### What you are asked to do
Start at the line containing "The picture is" and stop at the line containing "a_y_dot = [16.7, 24.8, 33.4, 43.0, 53.0, 62.2, 70.8, 78.3, 84.6]"; copy those lines exactly, both ends included, and no others.

### Dataset content
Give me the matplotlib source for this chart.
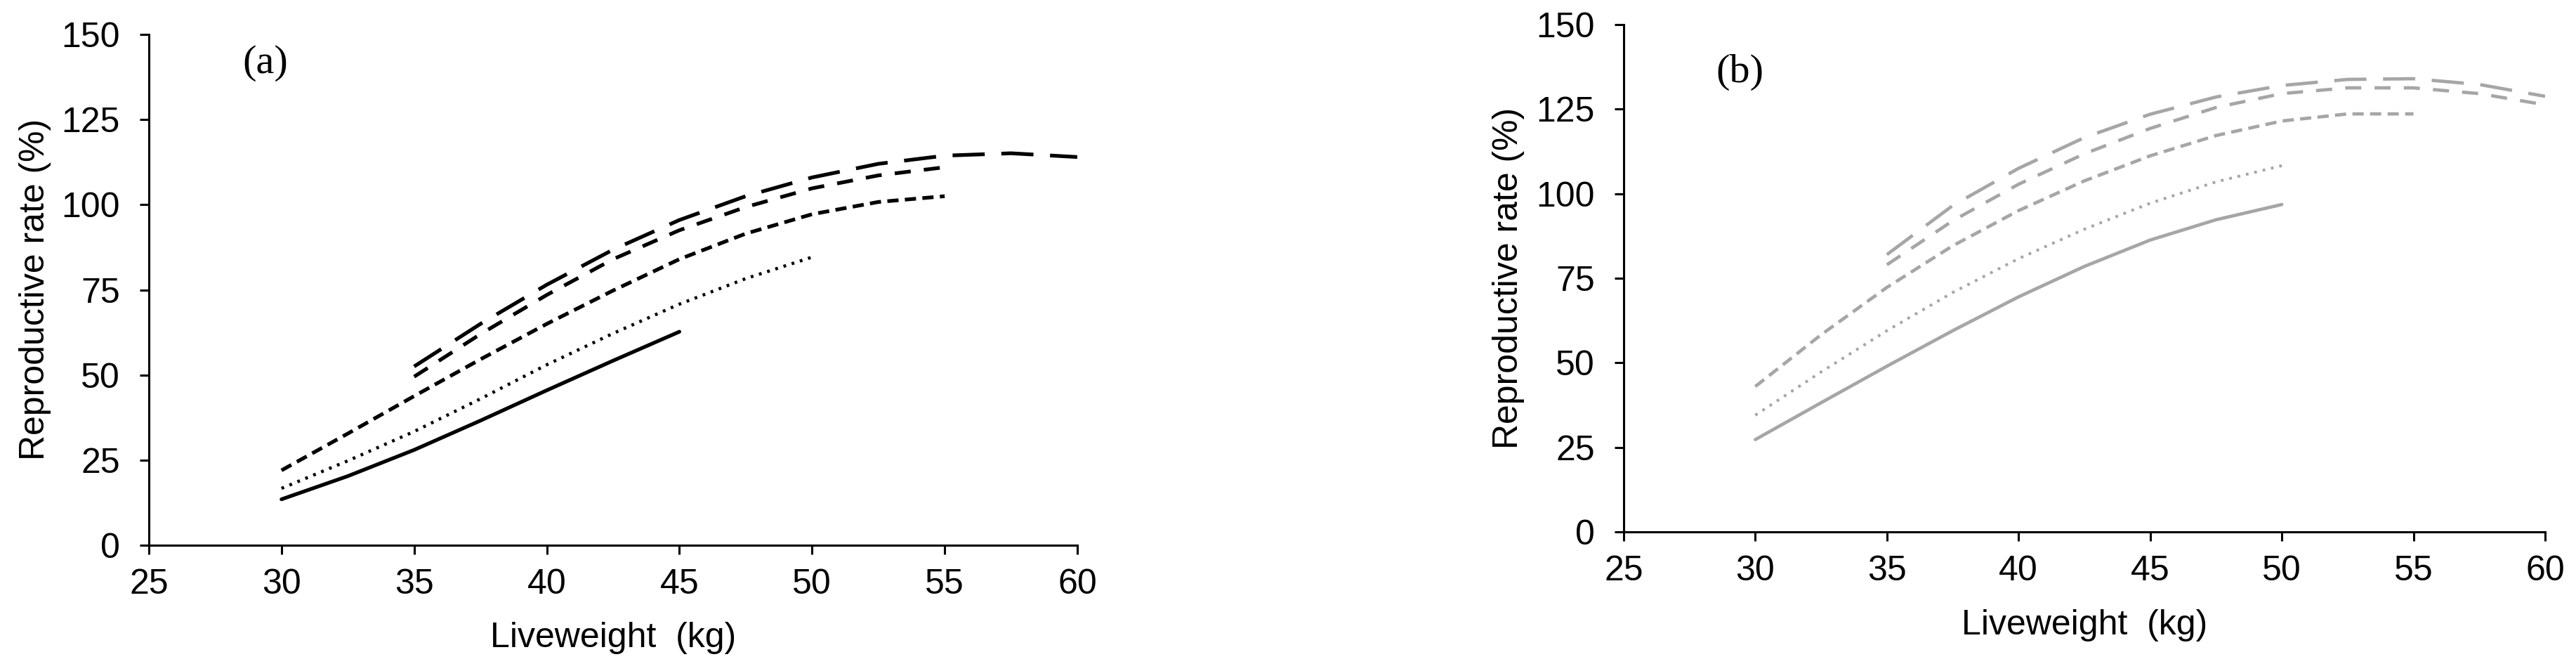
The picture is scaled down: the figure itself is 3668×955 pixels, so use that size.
import matplotlib
matplotlib.use("Agg")
import matplotlib.pyplot as plt

plt.rcParams['font.family'] = ['Liberation Sans', 'DejaVu Sans']
plt.rcParams['lines.scale_dashes'] = False

# ---------------- data ----------------
# Panel (a)
a_x_solid = [30, 32.5, 35, 37.5, 40, 42.5, 45]
a_y_solid = [13.5, 20.3, 28.0, 36.6, 45.5, 54.2, 62.7]

a_x_dot = [30, 32.5, 35, 37.5, 40, 42.5, 45, 47.5, 50]
a_y_dot = [16.7, 24.8, 33.4, 43.0, 53.0, 62.2, 70.8, 78.3, 84.6]

a_x_short = [30, 32.5, 35, 37.5, 40, 42.5, 45, 47.5, 50, 52.5, 55]
a_y_short = [22.0, 32.8, 43.8, 54.6, 65.0, 74.8, 84.0, 91.5, 97.2, 100.8, 102.5]

a_x_med = [35, 37.5, 40, 42.5, 45, 47.5, 50, 52.5, 55]
a_y_med = [49.5, 62.0, 73.5, 84.0, 92.5, 99.3, 104.8, 108.6, 111.0]

a_x_long = [35, 37.5, 40, 42.5, 45, 47.5, 50, 52.5, 55, 57.5, 60]
a_y_long = [52.5, 65.0, 76.5, 86.8, 95.5, 102.5, 108.0, 112.0, 114.4, 115.1, 114.0]

# Panel (b)
b_x_solid = [30, 32.5, 35, 37.5, 40, 42.5, 45, 47.5, 50]
b_y_solid = [27.3, 38.2, 49.0, 59.5, 69.5, 78.5, 86.3, 92.3, 96.8]

b_x_dot = [30, 32.5, 35, 37.5, 40, 42.5, 45, 47.5, 50]
b_y_dot = [34.5, 47.3, 59.5, 70.8, 80.8, 89.5, 97.2, 103.5, 108.3]

b_x_short = [30, 32.5, 35, 37.5, 40, 42.5, 45, 47.5, 50, 52.5, 55]
b_y_short = [43.0, 58.3, 72.3, 84.6, 95.0, 103.8, 111.2, 117.2, 121.5, 123.6, 123.6]

b_x_med = [35, 37.5, 40, 42.5, 45, 47.5, 50, 52.5, 55, 57.5, 60]
b_y_med = [79.0, 92.0, 102.8, 111.8, 119.3, 125.5, 129.6, 131.3, 131.3, 129.6, 126.3]

b_x_long = [35, 37.5, 40, 42.5, 45, 47.5, 50, 52.5, 55, 57.5, 60]
b_y_long = [82.0, 96.5, 107.5, 116.6, 123.5, 128.6, 132.0, 133.8, 134.0, 132.3, 128.8]

x_ticks = [25, 30, 35, 40, 45, 50, 55, 60]
y_ticks = [0, 25, 50, 75, 100, 125, 150]
panel_labels = ["(a)", "(b)"]
x_label = "Liveweight  (kg)"
y_label = "Reproductive rate (%)"

# ---------------- figure ----------------
fig = plt.figure(figsize=(36.68, 9.55), dpi=100)
ax_a = fig.add_axes([0.0578, 0.1874, 0.3604, 0.7613])
ax_b = fig.add_axes([0.6303, 0.2073, 0.3577, 0.7560])

def style_axes(ax):
    ax.set_xlim(25, 60)
    ax.set_ylim(0, 150)
    ax.set_xticks(x_ticks)
    ax.set_yticks(y_ticks)
    for s in ['top', 'right']:
        ax.spines[s].set_visible(False)
    for s in ['left', 'bottom']:
        ax.spines[s].set_linewidth(2.2)
        ax.spines[s].set_color('black')
    ax.tick_params(axis='both', direction='out', length=9.5, width=2.2,
                   labelsize=36, colors='black')
    ax.tick_params(axis='x', pad=14)
    ax.tick_params(axis='y', pad=20)
    ax.patch.set_alpha(0)

def draw(ax, color, lw, data):
    (xs, ys), (xd, yd), (xsh, ysh), (xm, ym), (xl, yl) = data
    ax.plot(xs, ys, color=color, lw=lw, solid_capstyle='round',
            solid_joinstyle='round')
    ax.plot(xd, yd, color=color, lw=lw * 0.85, dashes=(2.8, 6.0),
            dash_capstyle='butt')
    ax.plot(xsh, ysh, color=color, lw=lw, dashes=(11.5, 6.5),
            dash_capstyle='butt')
    ax.plot(xm, ym, color=color, lw=lw, dashes=(16.5, 13.5),
            dash_capstyle='butt')
    ax.plot(xl, yl, color=color, lw=lw, dashes=(33, 17),
            dash_capstyle='butt')

draw(ax_a, 'black', 3.8,
     [(a_x_solid, a_y_solid), (a_x_dot, a_y_dot), (a_x_short, a_y_short),
      (a_x_med, a_y_med), (a_x_long, a_y_long)])
draw(ax_b, '#a6a6a6', 3.4,
     [(b_x_solid, b_y_solid), (b_x_dot, b_y_dot), (b_x_short, b_y_short),
      (b_x_med, b_y_med), (b_x_long, b_y_long)])

for ax in (ax_a, ax_b):
    style_axes(ax)

ax_a.text(0.1256, 0.9436, panel_labels[0], transform=ax_a.transAxes,
          ha='center', va='center', fontsize=42, family=['Liberation Serif'])
ax_b.text(0.1265, 0.906, panel_labels[1], transform=ax_b.transAxes,
          ha='center', va='center', fontsize=42, family=['Liberation Serif'])

fig.text(0.01363, 0.5686, y_label, rotation=90, ha='center', va='center', fontsize=36)
fig.text(0.5856, 0.5853, y_label, rotation=90, ha='center', va='center', fontsize=36)
fig.text(0.238, 0.0356, x_label, ha='center', va='baseline', fontsize=36)
fig.text(0.8092, 0.0545, x_label, ha='center', va='baseline', fontsize=36)

fig.savefig("out.png", dpi=100, facecolor='white')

### Task solution
The picture is scaled down: the figure itself is 3668×955 pixels, so use that size.
import matplotlib
matplotlib.use("Agg")
import matplotlib.pyplot as plt

plt.rcParams['font.family'] = ['Liberation Sans', 'DejaVu Sans']
plt.rcParams['lines.scale_dashes'] = False

# ---------------- data ----------------
# Panel (a)
a_x_solid = [30, 32.5, 35, 37.5, 40, 42.5, 45]
a_y_solid = [13.5, 20.3, 28.0, 36.6, 45.5, 54.2, 62.7]

a_x_dot = [30, 32.5, 35, 37.5, 40, 42.5, 45, 47.5, 50]
a_y_dot = [16.7, 24.8, 33.4, 43.0, 53.0, 62.2, 70.8, 78.3, 84.6]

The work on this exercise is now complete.